Initially I did use Proxmox to virtualize other software, but eventually I built a dedicated 3-node cluster. This gave me so much compute at my disposal I stopped caring about the router being overkill and just wanted it to be a router. The Proxmox installation became an occasional maintenance checkbox.
Then I made a mistake. I added and later removed TOTP from Proxmox’s user and root accounts, both times using the GUI. Expectation: I would no longer need a TOTP to log in. Reality:
I’m not the only poor fool - see here, here, here, here, and here.
And if you’ve oh, I don’t know, maybe disabled SSH access to the system, WELL!
In retrospect I don’t remember if I put a monitor on it and tried to log in at the console. Probably there was a way to fix it. It’s not really important - I decided OPNsense was going on bare metal.
Backing up and restoring OPNsense
…is really, really easy. Hit backup, XML file comes out. Hit restore on the new system; XML file goes in. Your router is back.
I expected the hardware change to result in an invalid configuration. I also expected that OPNsense would give me easy tools to fix it. Not so. For example, when you try to reassign one VLAN via built-in script, OPNsense warns you that this will erase all VLAN configurations. No thank you.
Solving this problems
OPNsense is opinionated about using the GUI. It really wants you to use the GUI. And I don’t have a ton of hours in FreeBSD. So I didn’t want to go taking a hammer to things.
Instead I simply made changes directly to the OPNsense XML. It’s a nearly-exact reflection of the GUI. For example, here’s the as-exported configuration of my guest network.
<opt3>
<if>vlan0.30</if>
<descr>VLAN30_27</descr>
<enable>1</enable>
<lock>1</lock>
<spoofmac/>
<ipaddr>192.168.30.1</ipaddr>
<subnet>27</subnet>
</opt3>
<opt4>
<if>vtnet1</if>
<descr>LACPTRUNKPXE</descr>
<enable>1</enable>
<lock>1</lock>
<spoofmac/>
</opt4>
And later on, the VLAN config:
<vlan uuid="">
<if>vtnet1</if>
<tag>30</tag>
<pcp>0</pcp>
<proto/>
<descr>Guest</descr>
<vlanif>vlan0.30</vlanif>
</vlan>
Since I never had a LACP LAG configured in OPNsense XML parlance and thus had no reference material, I loaded a fresh OPNsense installation and created a LAGG. Then I exported that config:
<laggs version="1.0.0" persisted_at="" description="LAGG devices">
<lagg uuid="">
<laggif>lagg0</laggif>
<members>igb0,igb1</members>
<primary_member/>
<proto>lacp</proto>
<lacp_fast_timeout>0</lacp_fast_timeout>
<use_flowid/>
<lagghash/>
<lacp_strict/>
<mtu/>
<descr/>
</lagg>
</laggs>
And pasted this chunk of code into my “working” copy of my config backup XML. So now my configuration, when loaded, would be configuring a LAGG on the correct interfaces.

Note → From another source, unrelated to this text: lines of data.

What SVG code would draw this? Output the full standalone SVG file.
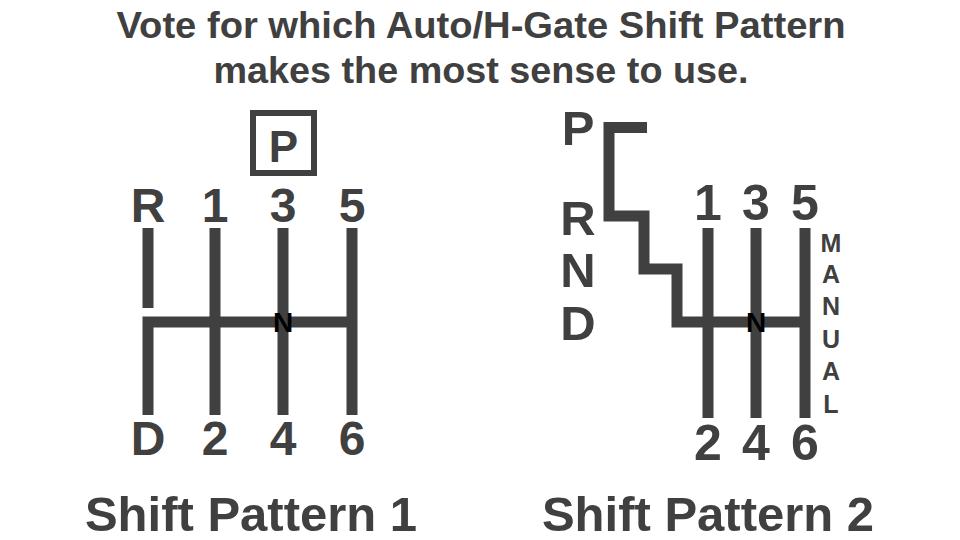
<svg xmlns="http://www.w3.org/2000/svg" width="960" height="540" viewBox="0 0 960 540">
<style>
.ln{stroke:#404040;stroke-width:11;fill:none;stroke-linecap:butt;stroke-linejoin:miter}
.t{font-family:"Liberation Sans",Arial,sans-serif;font-weight:bold;fill:#404040;text-anchor:middle}
.title{font-family:"Liberation Sans Narrow","Arial Narrow","Liberation Sans",sans-serif;font-weight:bold;fill:#404040;font-size:37px;text-anchor:middle}
.n{font-family:"Liberation Sans",Arial,sans-serif;font-weight:bold;fill:#000;font-size:28px;text-anchor:middle}
</style>
<rect width="960" height="540" fill="#fff"/>
<g id="title">
<text class="title" x="481" y="38" textLength="729" lengthAdjust="spacingAndGlyphs">Vote for which Auto/H-Gate Shift Pattern</text>
<text class="title" x="481" y="83" textLength="535" lengthAdjust="spacingAndGlyphs">makes the most sense to use.</text>
</g>
<g id="connectors">
<path class="ln" d="M148 228V308"/>
<path class="ln" d="M148 415V322H352"/>
<path class="ln" d="M215 228V415"/>
<path class="ln" d="M283 228V415"/>
<path class="ln" d="M352 228V415"/>
<path class="ln" d="M647 127.5H609V216H644V269H677V322H805"/>
<path class="ln" d="M708 228V418"/>
<path class="ln" d="M756 228V418"/>
<path class="ln" d="M805 228V418"/>
</g>
<g id="pattern1">
<g id="p1-park"><rect x="253" y="113" width="61" height="60" fill="none" stroke="#404040" stroke-width="6"/><text class="t" x="283.5" y="162" font-size="44">P</text></g>
<g id="p1-R"><text class="t" x="148" y="222" font-size="48">R</text></g>
<g id="p1-1"><text class="t" x="215" y="222" font-size="48">1</text></g>
<g id="p1-3"><text class="t" x="283" y="222" font-size="48">3</text></g>
<g id="p1-5"><text class="t" x="352" y="222" font-size="48">5</text></g>
<g id="p1-D"><text class="t" x="148" y="455" font-size="48">D</text></g>
<g id="p1-2"><text class="t" x="215" y="455" font-size="48">2</text></g>
<g id="p1-4"><text class="t" x="283" y="455" font-size="48">4</text></g>
<g id="p1-6"><text class="t" x="352" y="455" font-size="48">6</text></g>
<g id="p1-N"><text class="n" x="283" y="332">N</text></g>
<g id="p1-label"><text class="t" x="251" y="531" font-size="49">Shift Pattern 1</text></g>
</g>
<g id="pattern2">
<g id="p2-P"><text class="t" x="578" y="145" font-size="49">P</text></g>
<g id="p2-R"><text class="t" x="578" y="235" font-size="49">R</text></g>
<g id="p2-N2"><text class="t" x="578" y="287" font-size="49">N</text></g>
<g id="p2-D"><text class="t" x="578" y="340" font-size="49">D</text></g>
<g id="p2-1"><text class="t" x="708" y="220" font-size="50">1</text></g>
<g id="p2-3"><text class="t" x="756" y="220" font-size="50">3</text></g>
<g id="p2-5"><text class="t" x="805" y="220" font-size="50">5</text></g>
<g id="p2-2"><text class="t" x="708" y="460" font-size="50">2</text></g>
<g id="p2-4"><text class="t" x="756" y="460" font-size="50">4</text></g>
<g id="p2-6"><text class="t" x="805" y="460" font-size="50">6</text></g>
<g id="p2-N"><text class="n" x="756" y="332">N</text></g>
<g id="p2-manual">
<text class="t" x="831" y="252" font-size="25">M</text>
<text class="t" x="831" y="283" font-size="25">A</text>
<text class="t" x="831" y="315" font-size="25">N</text>
<text class="t" x="831" y="348" font-size="25">U</text>
<text class="t" x="831" y="380" font-size="25">A</text>
<text class="t" x="831" y="413" font-size="25">L</text>
</g>
<g id="p2-label"><text class="t" x="708" y="531" font-size="49">Shift Pattern 2</text></g>
</g>
</svg>
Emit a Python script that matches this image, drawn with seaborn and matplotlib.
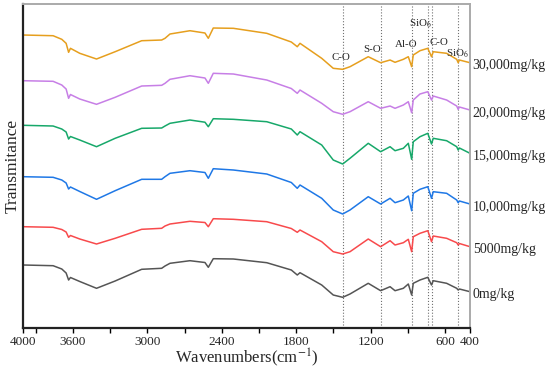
import pandas as pd
import matplotlib
matplotlib.use("Agg")
import matplotlib.pyplot as plt
import matplotlib.transforms as mtransforms
import seaborn as sns

# wavenumber grid (cm-1)
wavenumber = [4000, 3760, 3690, 3655, 3635, 3620, 3545, 3410, 3260, 3046,
              2885, 2858, 2818, 2657, 2536, 2509, 2469, 2307, 2038, 1840,
              1792, 1770, 1595, 1502, 1426, 1367, 1220, 1120, 1044, 1004,
              937, 897, 870, 857, 803, 740, 710, 696, 588, 507,
              495, 485, 400]

# transmittance (a.u., offset curves)
t_30000 = [294, 293.3, 289.7, 285.7, 276.7, 280.7, 275.7, 270, 277.3, 288.3,
           289, 290.7, 295, 298.3, 296, 290.7, 301, 300.7, 295.7, 287,
           282.3, 285.7, 270.7, 260.7, 259.7, 262.3, 272.3, 266.3, 269, 266.7,
           269.7, 272.3, 262.3, 274, 278.3, 280.7, 272.3, 277.3, 275.7, 269.7,
           266.3, 269, 266.3]
t_20000 = [248.3, 247.7, 244, 240, 230.7, 234.5, 230, 224.7, 231.7, 243,
           243.7, 245.7, 249.7, 253.3, 251, 245.7, 255.7, 255, 249, 240.5,
           235.7, 239, 225.7, 217.3, 214.7, 217.3, 227.3, 220.7, 223, 220.7,
           224, 227.3, 216.3, 229, 235, 237.3, 229, 233, 229, 223,
           219.7, 222, 219]
t_15000 = [203.7, 203, 200, 197, 190, 192.5, 189, 182.3, 190.7, 200.7,
           201, 203, 205.7, 209, 206.8, 202.3, 210.3, 209.7, 207.3, 200,
           194, 197.3, 184, 169, 165, 170.7, 185.7, 177.3, 182.3, 178.3,
           180.7, 185.7, 169.7, 187.3, 192.3, 195.7, 185, 190.7, 188.3, 182.3,
           179, 181, 175.7]
t_10000 = [152.3, 151.7, 149, 146, 140, 142, 137.5, 129.7, 138.3, 149.7,
           149.7, 152.3, 155.7, 158.3, 156.5, 150.7, 160.3, 159, 155, 146.5,
           140.7, 144, 130.7, 119, 115, 119, 132.3, 125, 130.7, 126.3,
           129, 133, 118.3, 135.7, 139.7, 142.3, 130.7, 137.3, 135.7, 129,
           126.3, 128, 125]
t_5000 = [102.3, 101.7, 99.5, 97, 91.7, 93.5, 90, 85, 90.7, 99.7,
          100.7, 103, 105, 107.7, 106.5, 102.3, 110.3, 109.7, 107.3, 100.5,
          96.7, 99, 87.3, 77.3, 75, 77.3, 90, 82.3, 88.3, 84,
          86.3, 89.7, 77.3, 92.3, 95.7, 98.3, 87.3, 93, 90.7, 86.3,
          84, 85.5, 82.3]
t_0 = [64, 63.3, 60, 56, 49, 51.5, 47.5, 40.7, 48, 59.7,
       60.7, 63, 65.7, 68.3, 66.5, 61.7, 70.3, 70, 66.3, 59,
       54, 56.3, 44, 34, 31.7, 35, 45.7, 38.3, 42.3, 38.3,
       40.7, 45, 34, 45.7, 49, 51.7, 44, 48.3, 45.7, 40.7,
       39, 40, 37.3]

concentraciones = ['30,000mg/kg', '20,000mg/kg', '15,000mg/kg',
                   '10,000mg/kg', '5000mg/kg', '0mg/kg']
series = [t_30000, t_20000, t_15000, t_10000, t_5000, t_0]
colores = ['#E69F1E', '#C77FE6', '#17A86A', '#1F78E6', '#F84A4C', '#555555']

# band assignments (dotted lines) and their labels
bandas = [1425, 1115, 868, 742, 710, 500]
etiquetas = ['C-O', 'S-O', 'Al-O', 'SiO$_6$', 'C-O', 'SiO$_6$']
etiqueta_x = [1440, 1190, 912, 803, 650, 501]
etiqueta_y = [272, 280, 285, 305, 287, 275]

filas = []
for conc, vals in zip(concentraciones, series):
    for w, t in zip(wavenumber, vals):
        filas.append({'wn': w, 'T': t, 'conc': conc})
df = pd.DataFrame(filas)

sns.set_style("white")
plt.rcParams['font.family'] = ['Liberation Serif', 'DejaVu Serif']
plt.rcParams['mathtext.fontset'] = 'stix'
plt.rcParams['lines.solid_joinstyle'] = 'round'

fig = plt.figure(figsize=(5.5, 3.69), dpi=100)
ax = fig.add_axes([0.0424, 0.1103, 0.8121, 0.878])

sns.lineplot(data=df, x='wn', y='T', hue='conc', hue_order=concentraciones,
             palette=colores, estimator=None, sort=False, legend=False,
             linewidth=1.1, ax=ax)

for b in bandas:
    ax.axvline(b, color='#707070', linestyle=':', linewidth=0.8, zorder=0)

for txt, x, y in zip(etiquetas, etiqueta_x, etiqueta_y):
    ax.text(x, y, txt, fontsize=7.8, ha='center', va='center')

trans = mtransforms.blended_transform_factory(ax.transAxes, ax.transData)
for conc, vals in zip(concentraciones, series):
    ax.text(1.006, vals[-1] - 3, conc, fontsize=10, ha='left', va='center',
            transform=trans)

ax.set_xlim(4000, 400)
ax.set_ylim(0.7, 324.7)
ax.set_xticks([4000, 3600, 3000, 2400, 1800, 1200, 600, 400])
ax.set_xticklabels(['4000', '3600', '3000', '2400', '1800', '1200', '600', '400'])
ax.set_xticks([3900, 3300, 2700, 2100, 1500, 900], minor=True)
ax.set_yticks([])
ax.tick_params(axis='x', which='both', direction='out', length=3.5, width=1,
               labelsize=9.5, pad=2, bottom=True, color='black')

for lado in ['left', 'bottom']:
    ax.spines[lado].set_color('#222222')
    ax.spines[lado].set_linewidth(1.6)
for lado in ['top', 'right']:
    ax.spines[lado].set_color('#AAAAAA')
    ax.spines[lado].set_linewidth(1.4)

ax.set_xlabel('Wavenumbers(cm$^{-1}$)', fontsize=12, labelpad=-1)
ax.set_ylabel('Transmitance', fontsize=12.5, labelpad=2)

plt.savefig('out.png', dpi=100)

Then I went network by network and VLAN by VLAN, and assigned them mostly to the LAGG. I took this opportunity to swap around the opt1, opt2, etc names to fit
my naming schema preferences, because these identifiers aren’t directly mutable in the GUI.
And then I reinstalled OPNsense again, with ZFS, and imported my corrected config, and boom: it fired right up, link lights everywhere, no configuration problems or security holes.
All in all this took me about 5 hours to muddle through while half-focused on the Artemis II post-launch.
Lessons learned
- Be cautious with TOTP on Proxmox
- Expect hardware changes to break stuff. Break the stuff on purpose ahead of time, while you still have access to the GUI
- Supersede - don’t replace. I wiped out my old Proxmox install before I realized I was opening a can of worms. Everything worked out, but in a real-world setting I would not have had the option to undo my decisions. If I’d used a fresh boot disk, I could always have fallen back to the inaccessible-but-working Proxmox/OPNsense stack until a more suitable downtime window.
Resources
- OPNsense has some useful scripts you can run from the shell Some of them are listed in the docs.
There’s useful stuff in /usr/local/opnsense/scripts, but you shouldn’t have to use these unless something has gone horribly wrong
or you majored in FreeBSD and hate GUIs.